**Work to complete:** Write out the entire listing below exactly as it appears, minus any pictures.

**Dataset content:**
---

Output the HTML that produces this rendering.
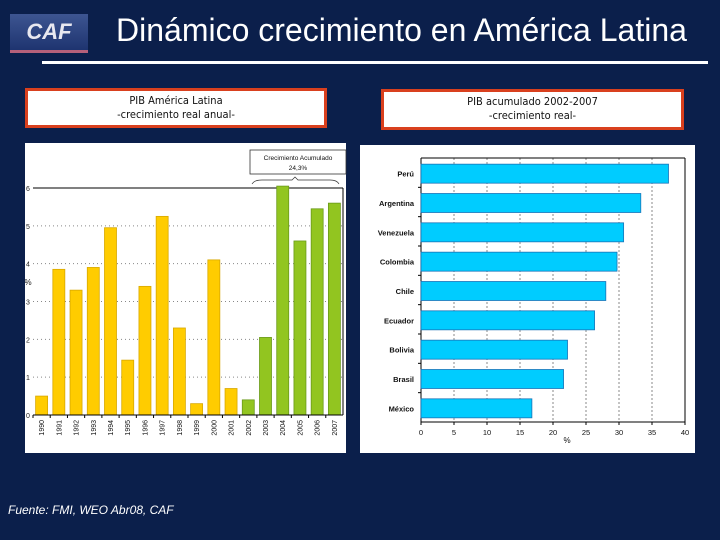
<!DOCTYPE html>
<html><head><meta charset="utf-8"><style>
body{margin:0;width:720px;height:540px;background:#0b1f4b;position:relative;overflow:hidden;font-family:"Liberation Sans",sans-serif}
.abs{position:absolute}
.sub{position:absolute;background:#fff;border:3px solid #d9401e;box-sizing:border-box;text-align:center;font:11px/14px "DejaVu Sans Condensed","Liberation Sans",sans-serif;color:#111;padding-top:3px}
</style></head><body>
<div class="abs" style="left:10px;top:14px;width:78px;height:36px;background:linear-gradient(#3d5591,#1e3470);border-bottom:3px solid #b5607a;color:#e8e8f0;font:italic bold 22px/36px 'Liberation Sans',sans-serif;text-align:center">CAF</div>
<div class="abs" style="left:116px;top:12px;color:#fff;font-size:32px;white-space:nowrap">Dinámico crecimiento en América Latina</div>
<div class="abs" style="left:42px;top:61px;width:666px;height:3px;background:#fff"></div>
<div class="sub" style="left:25px;top:88px;width:302px;height:40px">PIB América Latina<br>-crecimiento real anual-</div>
<div class="sub" style="left:381px;top:89px;width:303px;height:41px">PIB acumulado 2002-2007<br>-crecimiento real-</div>
<div class="abs" style="left:8px;top:503px;color:#fff;font-style:italic;font-size:12px">Fuente: FMI, WEO Abr08, CAF</div>

<svg class="abs" style="left:0;top:0" width="720" height="540" id="svg">
<rect x="25" y="143" width="321" height="310" fill="#fff"/>
<rect x="360" y="145" width="335" height="308" fill="#fff"/>
<g id="left"></g><g id="right"></g>
</svg>
<script>
const years=["1990","1991","1992","1993","1994","1995","1996","1997","1998","1999","2000","2001","2002","2003","2004","2005","2006","2007"];
const growth=[0.5,3.85,3.3,3.9,4.95,1.45,3.4,5.25,2.3,0.3,4.1,0.7,0.4,2.05,6.05,4.6,5.45,5.6];
const yTicks=[0,1,2,3,4,5,6];
const countries=["Perú","Argentina","Venezuela","Colombia","Chile","Ecuador","Bolivia","Brasil","México"];
const cumGrowth=[37.5,33.3,30.7,29.7,28,26.3,22.2,21.6,16.8];
const xTicks=[0,5,10,15,20,25,30,35,40];
const NS="http://www.w3.org/2000/svg";
function mk(p,t,a,txt){const e=document.createElementNS(NS,t);for(const k in a)e.setAttribute(k,a[k]);if(txt!==undefined)e.textContent=txt;p.appendChild(e);return e;}
const L=document.getElementById('left');
const lx0=33,lx1=343,ly0=415,ly6=188;
const ly=v=>ly0+(ly6-ly0)*v/6;
const step=(lx1-lx0)/years.length;
yTicks.forEach(t=>{
 if(t>0&&t<6){const g=mk(L,'line',{x1:lx0,x2:lx1,y1:ly(t),y2:ly(t),stroke:'#888','stroke-dasharray':'1 3'});}
 const tl=mk(L,'text',{x:28,y:ly(t)+3,'font-size':7,'font-family':'Liberation Sans',fill:'#222','text-anchor':'middle'},t);
 
});
mk(L,'line',{x1:lx0,x2:lx1,y1:ly(6),y2:ly(6),stroke:'#000','stroke-width':1});
const pct=mk(L,'text',{x:28,y:285,'font-size':8,fill:'#222','text-anchor':'middle'},'%');

years.forEach((yr,i)=>{
 const cx=lx0+step*(i+0.5),v=growth[i],green=i>=12;
 const b=mk(L,'rect',{x:cx-6,y:ly(v),width:12,height:ly0-ly(v),fill:green?'#92c520':'#ffcc00',stroke:green?'#6a9a1a':'#d8a800','stroke-width':0.8});
 
 mk(L,'line',{x1:lx0+step*i,x2:lx0+step*i,y1:ly0,y2:ly0+3,stroke:'#000'});
 const t=mk(L,'text',{x:0,y:0,'font-size':7,'font-family':'Liberation Sans',fill:'#111','text-anchor':'end',transform:`translate(${cx+2.5},${ly0+5}) rotate(-90)`},yr);
 
});
mk(L,'line',{x1:lx0,x2:lx1,y1:ly0,y2:ly0,stroke:'#000'});
mk(L,'line',{x1:lx1,x2:lx1,y1:ly6,y2:ly0,stroke:'#000'});
const cb=mk(L,'rect',{x:250,y:150,width:96,height:24,fill:'#fff',stroke:'#333','stroke-width':0.8});

mk(L,'text',{x:298,y:160,'font-size':6.5,'text-anchor':'middle',fill:'#111'},'Crecimiento Acumulado');
mk(L,'text',{x:298,y:170,'font-size':6.5,'text-anchor':'middle',fill:'#111'},'24,3%');
mk(L,'path',{d:'M252,184 Q254,180 262,180 L292,180 L295,177 L298,180 L330,180 Q337,180 339,184',fill:'none',stroke:'#333','stroke-width':0.7});
const R=document.getElementById('right');
const rx0=421,rx1=685,ry0=158,ry1=422;
const rx=v=>rx0+(rx1-rx0)*v/40;
const rstep=(ry1-ry0)/countries.length;
xTicks.forEach(t=>{
 if(t>0){const g=mk(R,'line',{x1:rx(t),x2:rx(t),y1:ry0,y2:ry1,stroke:'#888','stroke-dasharray':'2 2'});}
 mk(R,'line',{x1:rx(t),x2:rx(t),y1:ry1,y2:ry1+3,stroke:'#000'});
 const tl=mk(R,'text',{x:rx(t),y:ry1+13,'font-size':7.5,'text-anchor':'middle',fill:'#111'},t);
 
});
mk(R,'line',{x1:rx0,x2:rx1,y1:ry0,y2:ry0,stroke:'#000'});
mk(R,'line',{x1:rx1,x2:rx1,y1:ry0,y2:ry1,stroke:'#000'});
mk(R,'line',{x1:rx0,x2:rx1,y1:ry1,y2:ry1,stroke:'#000'});
mk(R,'line',{x1:rx0,x2:rx0,y1:ry0,y2:ry1,stroke:'#000'});
const xt=mk(R,'text',{x:567,y:443,'font-size':8,'text-anchor':'middle',fill:'#111'},'%');

countries.forEach((c,i)=>{
 const cy=ry0+rstep*(i+0.5)+1;
 const b=mk(R,'rect',{x:rx0,y:cy-9.5,width:rx(cumGrowth[i])-rx0,height:19,fill:'#00ccff',stroke:'#1a74b8','stroke-width':0.8});
 
 if(i>0)mk(R,'line',{x1:rx0-3,x2:rx0,y1:ry0+rstep*i,y2:ry0+rstep*i,stroke:'#000'});
 const t=mk(R,'text',{x:414,y:cy+3,'font-size':7.5,'font-weight':'bold','text-anchor':'end',fill:'#111'},c);
 
});
</script>
</body></html>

---

**Response for this exercise:**
Output the HTML that produces this rendering.
<!DOCTYPE html>
<html><head><meta charset="utf-8"><style>
body{margin:0;width:720px;height:540px;background:#0b1f4b;position:relative;overflow:hidden;font-family:"Liberation Sans",sans-serif}
.abs{position:absolute}
.sub{position:absolute;background:#fff;border:3px solid #d9401e;box-sizing:border-box;text-align:center;font:11px/14px "DejaVu Sans Condensed","Liberation Sans",sans-serif;color:#111;padding-top:3px}
</style></head><body>
<div class="abs" style="left:10px;top:14px;width:78px;height:36px;background:linear-gradient(#3d5591,#1e3470);border-bottom:3px solid #b5607a;color:#e8e8f0;font:italic bold 22px/36px 'Liberation Sans',sans-serif;text-align:center">CAF</div>
<div class="abs" style="left:116px;top:12px;color:#fff;font-size:32px;white-space:nowrap">Dinámico crecimiento en América Latina</div>
<div class="abs" style="left:42px;top:61px;width:666px;height:3px;background:#fff"></div>
<div class="sub" style="left:25px;top:88px;width:302px;height:40px">PIB América Latina<br>-crecimiento real anual-</div>
<div class="sub" style="left:381px;top:89px;width:303px;height:41px">PIB acumulado 2002-2007<br>-crecimiento real-</div>
<div class="abs" style="left:8px;top:503px;color:#fff;font-style:italic;font-size:12px">Fuente: FMI, WEO Abr08, CAF</div>

<svg class="abs" style="left:0;top:0" width="720" height="540" id="svg">
<rect x="25" y="143" width="321" height="310" fill="#fff"/>
<rect x="360" y="145" width="335" height="308" fill="#fff"/>
<g id="left"></g><g id="right"></g>
</svg>
<script>
const years=["1990","1991","1992","1993","1994","1995","1996","1997","1998","1999","2000","2001","2002","2003","2004","2005","2006","2007"];
const growth=[0.5,3.85,3.3,3.9,4.95,1.45,3.4,5.25,2.3,0.3,4.1,0.7,0.4,2.05,6.05,4.6,5.45,5.6];
const yTicks=[0,1,2,3,4,5,6];
const countries=["Perú","Argentina","Venezuela","Colombia","Chile","Ecuador","Bolivia","Brasil","México"];
const cumGrowth=[37.5,33.3,30.7,29.7,28,26.3,22.2,21.6,16.8];
const xTicks=[0,5,10,15,20,25,30,35,40];
const NS="http://www.w3.org/2000/svg";
function mk(p,t,a,txt){const e=document.createElementNS(NS,t);for(const k in a)e.setAttribute(k,a[k]);if(txt!==undefined)e.textContent=txt;p.appendChild(e);return e;}
const L=document.getElementById('left');
const lx0=33,lx1=343,ly0=415,ly6=188;
const ly=v=>ly0+(ly6-ly0)*v/6;
const step=(lx1-lx0)/years.length;
yTicks.forEach(t=>{
 if(t>0&&t<6){const g=mk(L,'line',{x1:lx0,x2:lx1,y1:ly(t),y2:ly(t),stroke:'#888','stroke-dasharray':'1 3'});}
 const tl=mk(L,'text',{x:28,y:ly(t)+3,'font-size':7,'font-family':'Liberation Sans',fill:'#222','text-anchor':'middle'},t);
 
});
mk(L,'line',{x1:lx0,x2:lx1,y1:ly(6),y2:ly(6),stroke:'#000','stroke-width':1});
const pct=mk(L,'text',{x:28,y:285,'font-size':8,fill:'#222','text-anchor':'middle'},'%');

years.forEach((yr,i)=>{
 const cx=lx0+step*(i+0.5),v=growth[i],green=i>=12;
 const b=mk(L,'rect',{x:cx-6,y:ly(v),width:12,height:ly0-ly(v),fill:green?'#92c520':'#ffcc00',stroke:green?'#6a9a1a':'#d8a800','stroke-width':0.8});
 
 mk(L,'line',{x1:lx0+step*i,x2:lx0+step*i,y1:ly0,y2:ly0+3,stroke:'#000'});
 const t=mk(L,'text',{x:0,y:0,'font-size':7,'font-family':'Liberation Sans',fill:'#111','text-anchor':'end',transform:`translate(${cx+2.5},${ly0+5}) rotate(-90)`},yr);
 
});
mk(L,'line',{x1:lx0,x2:lx1,y1:ly0,y2:ly0,stroke:'#000'});
mk(L,'line',{x1:lx1,x2:lx1,y1:ly6,y2:ly0,stroke:'#000'});
const cb=mk(L,'rect',{x:250,y:150,width:96,height:24,fill:'#fff',stroke:'#333','stroke-width':0.8});

mk(L,'text',{x:298,y:160,'font-size':6.5,'text-anchor':'middle',fill:'#111'},'Crecimiento Acumulado');
mk(L,'text',{x:298,y:170,'font-size':6.5,'text-anchor':'middle',fill:'#111'},'24,3%');
mk(L,'path',{d:'M252,184 Q254,180 262,180 L292,180 L295,177 L298,180 L330,180 Q337,180 339,184',fill:'none',stroke:'#333','stroke-width':0.7});
const R=document.getElementById('right');
const rx0=421,rx1=685,ry0=158,ry1=422;
const rx=v=>rx0+(rx1-rx0)*v/40;
const rstep=(ry1-ry0)/countries.length;
xTicks.forEach(t=>{
 if(t>0){const g=mk(R,'line',{x1:rx(t),x2:rx(t),y1:ry0,y2:ry1,stroke:'#888','stroke-dasharray':'2 2'});}
 mk(R,'line',{x1:rx(t),x2:rx(t),y1:ry1,y2:ry1+3,stroke:'#000'});
 const tl=mk(R,'text',{x:rx(t),y:ry1+13,'font-size':7.5,'text-anchor':'middle',fill:'#111'},t);
 
});
mk(R,'line',{x1:rx0,x2:rx1,y1:ry0,y2:ry0,stroke:'#000'});
mk(R,'line',{x1:rx1,x2:rx1,y1:ry0,y2:ry1,stroke:'#000'});
mk(R,'line',{x1:rx0,x2:rx1,y1:ry1,y2:ry1,stroke:'#000'});
mk(R,'line',{x1:rx0,x2:rx0,y1:ry0,y2:ry1,stroke:'#000'});
const xt=mk(R,'text',{x:567,y:443,'font-size':8,'text-anchor':'middle',fill:'#111'},'%');

countries.forEach((c,i)=>{
 const cy=ry0+rstep*(i+0.5)+1;
 const b=mk(R,'rect',{x:rx0,y:cy-9.5,width:rx(cumGrowth[i])-rx0,height:19,fill:'#00ccff',stroke:'#1a74b8','stroke-width':0.8});
 
 if(i>0)mk(R,'line',{x1:rx0-3,x2:rx0,y1:ry0+rstep*i,y2:ry0+rstep*i,stroke:'#000'});
 const t=mk(R,'text',{x:414,y:cy+3,'font-size':7.5,'font-weight':'bold','text-anchor':'end',fill:'#111'},c);
 
});
</script>
</body></html>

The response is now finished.